霜田 監督と話を進めるなかで、異なる2カ国(コートジボワール、アルジェリア)でワールドカップ(W杯)出場権を獲得した。あるいは欧州のビッククラブで数々の代表選手と一緒に仕事をしてきた。そういった実績や経験から、非常に自分の仕事に自信を持っています。そして、日本人のクオリティーを非常に高く評価してくれている。日本が世界と戦うために、非常に厳しい監督ではありますけれども、日本人の持っているクオリティーやストロングポイントを生かして日本が世界で戦える武器を増やしてくれるのではないかと思っています。

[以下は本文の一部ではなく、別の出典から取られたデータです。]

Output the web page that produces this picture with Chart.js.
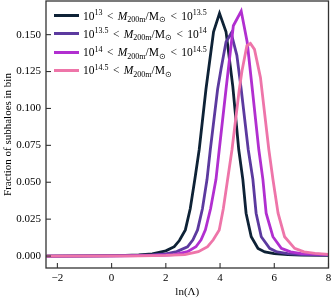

 2つ目の質問ですが、オシムさんと親交があるとは聞いていましたがオシムさんと具体的に何かを話した事実はありません。実際にオシムさんには会いに行きましたけれど、その日に突然お通夜が入ってしまい、オシムさんとは会って話ができませんでした。オシムさんのもとに訪問した理由は、監督を紹介してもらおうということではありません。今までオシムさんが日本代表を日本化するとおっしゃっていましたが、それをザッケローニ監督、アギーレ監督と今までの日本代表を外から見て、日本代表がどのような道に進んでいるか。このままわれわれは代表の強化を進めていきたいけれど、外から見てどうかという単純なサッカーの話をしたいと思ったので訪ねました。残念ながら会うことはできませんでした。彼から何かアドバイスを受けたという事実はありません。

――契約はいつからいつまでなのか? 国籍はフランスとあるがフランス語を話すのか? GKコーチが決まっていないがどうするのか?

霜田 契約書に記載されている契約の金額や期間は守秘義務がありますので、ここで開示することは控えたいと思います。国籍はボスニア・ヘルツェゴビナ出身ではありますがフランスの国籍も有しています。パスポートもフランスです。なので、フランス語を話します。フランスに家もありますし、奥さんもフランス人です。家族もフランスで生活をしています。選手時代からフランスで長く生活していますので、国籍もフランスということで本人から了承を得ています。

 GKコーチについては、前回アギーレ監督とともに戦ったリカルド(・ロペス・フェリペ)コーチをそのまま続投させます。日本人のGKから高い評価を得ているということと、僕らも彼の仕事ぶりを評価しているということです。国籍は違うのですが、一緒に仕事をすることを監督も納得してくれていますので、この体制でスタートしたいと思います(編注:リカルドコーチはスペイン人)。